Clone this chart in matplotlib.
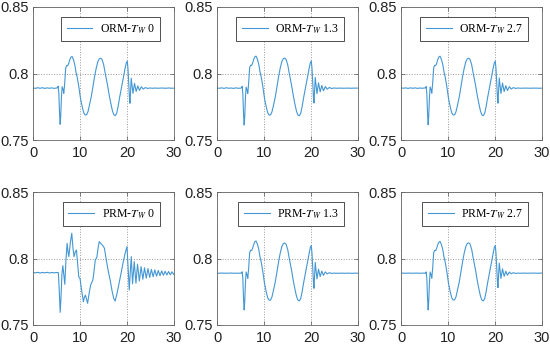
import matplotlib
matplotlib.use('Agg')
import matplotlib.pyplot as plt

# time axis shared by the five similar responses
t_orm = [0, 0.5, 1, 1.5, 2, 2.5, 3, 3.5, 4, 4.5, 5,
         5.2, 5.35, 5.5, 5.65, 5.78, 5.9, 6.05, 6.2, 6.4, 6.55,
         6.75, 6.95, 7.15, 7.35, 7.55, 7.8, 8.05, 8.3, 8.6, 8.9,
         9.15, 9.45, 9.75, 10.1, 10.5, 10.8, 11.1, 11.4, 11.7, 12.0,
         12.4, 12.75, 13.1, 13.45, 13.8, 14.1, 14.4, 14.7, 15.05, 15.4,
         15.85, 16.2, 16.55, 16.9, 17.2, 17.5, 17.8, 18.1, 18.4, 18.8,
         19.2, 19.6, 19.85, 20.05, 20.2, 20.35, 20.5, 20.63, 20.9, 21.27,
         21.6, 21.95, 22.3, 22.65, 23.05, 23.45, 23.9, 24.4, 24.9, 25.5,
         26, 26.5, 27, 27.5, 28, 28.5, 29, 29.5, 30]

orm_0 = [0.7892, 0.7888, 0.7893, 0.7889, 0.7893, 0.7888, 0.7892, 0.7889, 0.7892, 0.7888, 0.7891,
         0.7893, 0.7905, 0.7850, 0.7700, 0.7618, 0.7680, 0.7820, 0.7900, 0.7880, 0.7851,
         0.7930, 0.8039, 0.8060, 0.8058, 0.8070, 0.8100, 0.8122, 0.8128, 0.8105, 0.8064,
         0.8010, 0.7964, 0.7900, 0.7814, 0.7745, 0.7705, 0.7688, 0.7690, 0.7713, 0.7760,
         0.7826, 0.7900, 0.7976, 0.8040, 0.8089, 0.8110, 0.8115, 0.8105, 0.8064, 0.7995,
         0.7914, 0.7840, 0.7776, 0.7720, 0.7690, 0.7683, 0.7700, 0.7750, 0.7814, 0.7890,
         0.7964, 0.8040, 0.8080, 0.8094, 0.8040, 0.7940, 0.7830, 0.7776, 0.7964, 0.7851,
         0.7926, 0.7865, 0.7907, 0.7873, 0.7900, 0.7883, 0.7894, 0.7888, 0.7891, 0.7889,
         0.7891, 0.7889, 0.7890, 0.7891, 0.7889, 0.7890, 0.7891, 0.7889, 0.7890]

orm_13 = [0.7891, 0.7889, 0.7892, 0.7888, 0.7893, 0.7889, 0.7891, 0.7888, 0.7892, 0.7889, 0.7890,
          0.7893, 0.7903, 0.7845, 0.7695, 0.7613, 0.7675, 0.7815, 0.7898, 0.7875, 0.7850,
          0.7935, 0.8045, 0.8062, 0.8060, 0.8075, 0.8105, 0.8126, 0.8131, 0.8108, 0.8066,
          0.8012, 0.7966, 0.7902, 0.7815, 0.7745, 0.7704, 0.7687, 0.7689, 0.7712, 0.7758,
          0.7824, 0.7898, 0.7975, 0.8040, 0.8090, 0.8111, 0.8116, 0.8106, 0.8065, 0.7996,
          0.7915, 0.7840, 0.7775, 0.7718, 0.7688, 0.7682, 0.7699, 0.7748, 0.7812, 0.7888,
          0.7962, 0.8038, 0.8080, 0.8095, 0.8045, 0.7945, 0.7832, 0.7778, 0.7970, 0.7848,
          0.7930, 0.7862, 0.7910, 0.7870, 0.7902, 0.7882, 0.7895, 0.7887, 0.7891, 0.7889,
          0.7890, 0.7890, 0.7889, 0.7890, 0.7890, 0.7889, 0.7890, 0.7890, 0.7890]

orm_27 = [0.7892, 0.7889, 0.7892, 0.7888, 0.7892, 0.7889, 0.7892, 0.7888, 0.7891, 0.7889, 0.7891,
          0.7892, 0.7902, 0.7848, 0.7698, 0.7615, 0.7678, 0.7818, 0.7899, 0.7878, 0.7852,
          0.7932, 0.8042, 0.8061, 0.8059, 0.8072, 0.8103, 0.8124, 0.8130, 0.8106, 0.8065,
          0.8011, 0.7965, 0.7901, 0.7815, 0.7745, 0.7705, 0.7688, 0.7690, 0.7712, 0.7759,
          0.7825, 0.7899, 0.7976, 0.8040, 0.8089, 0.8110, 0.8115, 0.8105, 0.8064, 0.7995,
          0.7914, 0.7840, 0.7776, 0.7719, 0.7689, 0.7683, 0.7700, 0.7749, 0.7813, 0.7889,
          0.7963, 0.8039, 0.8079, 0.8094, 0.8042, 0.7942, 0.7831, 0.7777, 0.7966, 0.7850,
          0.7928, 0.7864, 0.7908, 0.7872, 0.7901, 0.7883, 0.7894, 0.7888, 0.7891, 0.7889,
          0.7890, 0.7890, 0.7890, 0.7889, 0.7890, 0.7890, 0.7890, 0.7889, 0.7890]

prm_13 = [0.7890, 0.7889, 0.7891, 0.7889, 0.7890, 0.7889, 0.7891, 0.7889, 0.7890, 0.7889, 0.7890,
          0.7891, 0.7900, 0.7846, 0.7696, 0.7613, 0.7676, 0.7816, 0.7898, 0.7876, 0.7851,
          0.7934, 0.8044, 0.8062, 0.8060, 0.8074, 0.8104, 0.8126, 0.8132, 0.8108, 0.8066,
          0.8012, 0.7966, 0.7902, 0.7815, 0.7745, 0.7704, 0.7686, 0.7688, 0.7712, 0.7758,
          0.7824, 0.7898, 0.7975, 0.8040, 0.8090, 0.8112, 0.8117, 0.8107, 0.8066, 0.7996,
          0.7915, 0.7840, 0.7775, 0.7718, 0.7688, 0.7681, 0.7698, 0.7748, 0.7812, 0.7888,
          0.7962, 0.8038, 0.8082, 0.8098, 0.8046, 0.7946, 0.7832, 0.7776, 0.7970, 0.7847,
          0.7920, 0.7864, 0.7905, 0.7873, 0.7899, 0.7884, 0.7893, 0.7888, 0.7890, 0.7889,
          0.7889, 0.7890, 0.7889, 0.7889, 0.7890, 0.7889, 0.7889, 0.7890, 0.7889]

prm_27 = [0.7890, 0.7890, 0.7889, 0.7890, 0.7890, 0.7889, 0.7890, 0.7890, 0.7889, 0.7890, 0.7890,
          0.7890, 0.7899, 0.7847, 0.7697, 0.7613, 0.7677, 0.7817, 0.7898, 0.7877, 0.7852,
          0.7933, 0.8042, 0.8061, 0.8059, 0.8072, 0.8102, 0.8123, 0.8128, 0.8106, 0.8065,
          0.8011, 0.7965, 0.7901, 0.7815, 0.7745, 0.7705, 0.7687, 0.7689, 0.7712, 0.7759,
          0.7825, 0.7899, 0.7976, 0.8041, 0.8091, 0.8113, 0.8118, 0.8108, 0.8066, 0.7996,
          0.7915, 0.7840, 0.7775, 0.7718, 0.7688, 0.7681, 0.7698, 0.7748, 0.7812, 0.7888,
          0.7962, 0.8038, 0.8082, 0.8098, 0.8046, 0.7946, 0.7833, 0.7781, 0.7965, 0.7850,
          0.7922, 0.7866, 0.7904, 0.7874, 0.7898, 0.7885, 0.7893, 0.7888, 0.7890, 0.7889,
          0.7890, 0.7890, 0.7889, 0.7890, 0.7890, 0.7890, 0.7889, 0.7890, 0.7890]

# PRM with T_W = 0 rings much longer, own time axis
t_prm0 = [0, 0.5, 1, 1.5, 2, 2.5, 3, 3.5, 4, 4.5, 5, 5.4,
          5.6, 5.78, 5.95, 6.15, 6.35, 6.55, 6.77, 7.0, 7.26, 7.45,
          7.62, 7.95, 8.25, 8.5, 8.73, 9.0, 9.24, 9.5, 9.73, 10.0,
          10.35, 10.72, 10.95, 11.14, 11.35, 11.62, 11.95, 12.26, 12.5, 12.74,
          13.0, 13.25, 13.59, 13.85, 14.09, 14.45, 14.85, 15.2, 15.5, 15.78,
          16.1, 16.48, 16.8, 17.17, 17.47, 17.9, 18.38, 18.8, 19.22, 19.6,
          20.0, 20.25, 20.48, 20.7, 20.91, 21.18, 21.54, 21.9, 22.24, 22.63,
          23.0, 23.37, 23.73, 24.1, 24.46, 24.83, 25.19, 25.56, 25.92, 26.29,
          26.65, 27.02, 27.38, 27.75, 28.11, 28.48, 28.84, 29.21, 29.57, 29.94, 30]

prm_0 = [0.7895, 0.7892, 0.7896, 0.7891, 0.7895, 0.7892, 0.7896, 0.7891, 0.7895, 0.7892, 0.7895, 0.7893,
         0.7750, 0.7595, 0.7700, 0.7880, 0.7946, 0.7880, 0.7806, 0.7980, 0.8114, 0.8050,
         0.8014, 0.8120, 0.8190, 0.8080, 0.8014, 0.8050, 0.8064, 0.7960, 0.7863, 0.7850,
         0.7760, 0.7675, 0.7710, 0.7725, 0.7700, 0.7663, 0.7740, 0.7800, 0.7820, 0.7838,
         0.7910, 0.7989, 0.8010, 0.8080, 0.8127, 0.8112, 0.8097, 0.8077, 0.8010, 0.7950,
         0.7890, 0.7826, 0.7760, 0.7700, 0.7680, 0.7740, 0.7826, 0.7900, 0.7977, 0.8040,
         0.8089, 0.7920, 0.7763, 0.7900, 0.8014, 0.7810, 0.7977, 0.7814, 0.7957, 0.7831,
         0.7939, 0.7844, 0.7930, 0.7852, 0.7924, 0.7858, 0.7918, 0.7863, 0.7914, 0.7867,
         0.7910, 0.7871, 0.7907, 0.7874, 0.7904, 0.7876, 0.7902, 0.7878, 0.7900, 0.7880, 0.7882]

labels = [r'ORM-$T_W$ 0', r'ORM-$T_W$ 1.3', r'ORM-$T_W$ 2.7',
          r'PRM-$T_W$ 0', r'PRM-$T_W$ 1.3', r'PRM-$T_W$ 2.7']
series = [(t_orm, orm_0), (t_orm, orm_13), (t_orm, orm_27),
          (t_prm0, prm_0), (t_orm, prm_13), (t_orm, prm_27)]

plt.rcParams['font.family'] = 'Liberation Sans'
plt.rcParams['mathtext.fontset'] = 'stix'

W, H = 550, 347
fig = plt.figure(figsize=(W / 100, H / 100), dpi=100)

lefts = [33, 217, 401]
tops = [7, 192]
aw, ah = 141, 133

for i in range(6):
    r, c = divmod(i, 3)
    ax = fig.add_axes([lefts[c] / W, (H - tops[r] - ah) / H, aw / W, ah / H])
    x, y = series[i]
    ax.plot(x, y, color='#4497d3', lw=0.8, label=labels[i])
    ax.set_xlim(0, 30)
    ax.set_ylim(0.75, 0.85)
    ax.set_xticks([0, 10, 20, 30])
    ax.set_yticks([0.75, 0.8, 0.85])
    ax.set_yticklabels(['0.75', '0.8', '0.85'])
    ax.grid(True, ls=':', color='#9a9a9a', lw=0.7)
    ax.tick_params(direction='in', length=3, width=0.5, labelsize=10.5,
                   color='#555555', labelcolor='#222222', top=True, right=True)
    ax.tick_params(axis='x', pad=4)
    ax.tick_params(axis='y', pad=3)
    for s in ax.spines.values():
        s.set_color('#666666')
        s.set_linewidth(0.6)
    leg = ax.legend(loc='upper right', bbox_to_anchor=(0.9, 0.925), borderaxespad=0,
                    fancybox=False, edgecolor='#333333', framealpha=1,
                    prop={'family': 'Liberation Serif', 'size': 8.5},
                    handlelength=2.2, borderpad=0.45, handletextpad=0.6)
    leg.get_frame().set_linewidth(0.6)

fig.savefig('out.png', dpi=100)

_ _ _ _ _ _ _

| Set task |
Copy nothing but the lines from the first one in the listing through the line with "0.7891, 0.7889, 0.7890]", and omit the pictures.

| Reply |
Clone this chart in matplotlib.
import matplotlib
matplotlib.use('Agg')
import matplotlib.pyplot as plt

# time axis shared by the five similar responses
t_orm = [0, 0.5, 1, 1.5, 2, 2.5, 3, 3.5, 4, 4.5, 5,
         5.2, 5.35, 5.5, 5.65, 5.78, 5.9, 6.05, 6.2, 6.4, 6.55,
         6.75, 6.95, 7.15, 7.35, 7.55, 7.8, 8.05, 8.3, 8.6, 8.9,
         9.15, 9.45, 9.75, 10.1, 10.5, 10.8, 11.1, 11.4, 11.7, 12.0,
         12.4, 12.75, 13.1, 13.45, 13.8, 14.1, 14.4, 14.7, 15.05, 15.4,
         15.85, 16.2, 16.55, 16.9, 17.2, 17.5, 17.8, 18.1, 18.4, 18.8,
         19.2, 19.6, 19.85, 20.05, 20.2, 20.35, 20.5, 20.63, 20.9, 21.27,
         21.6, 21.95, 22.3, 22.65, 23.05, 23.45, 23.9, 24.4, 24.9, 25.5,
         26, 26.5, 27, 27.5, 28, 28.5, 29, 29.5, 30]

orm_0 = [0.7892, 0.7888, 0.7893, 0.7889, 0.7893, 0.7888, 0.7892, 0.7889, 0.7892, 0.7888, 0.7891,
         0.7893, 0.7905, 0.7850, 0.7700, 0.7618, 0.7680, 0.7820, 0.7900, 0.7880, 0.7851,
         0.7930, 0.8039, 0.8060, 0.8058, 0.8070, 0.8100, 0.8122, 0.8128, 0.8105, 0.8064,
         0.8010, 0.7964, 0.7900, 0.7814, 0.7745, 0.7705, 0.7688, 0.7690, 0.7713, 0.7760,
         0.7826, 0.7900, 0.7976, 0.8040, 0.8089, 0.8110, 0.8115, 0.8105, 0.8064, 0.7995,
         0.7914, 0.7840, 0.7776, 0.7720, 0.7690, 0.7683, 0.7700, 0.7750, 0.7814, 0.7890,
         0.7964, 0.8040, 0.8080, 0.8094, 0.8040, 0.7940, 0.7830, 0.7776, 0.7964, 0.7851,
         0.7926, 0.7865, 0.7907, 0.7873, 0.7900, 0.7883, 0.7894, 0.7888, 0.7891, 0.7889,
         0.7891, 0.7889, 0.7890, 0.7891, 0.7889, 0.7890, 0.7891, 0.7889, 0.7890]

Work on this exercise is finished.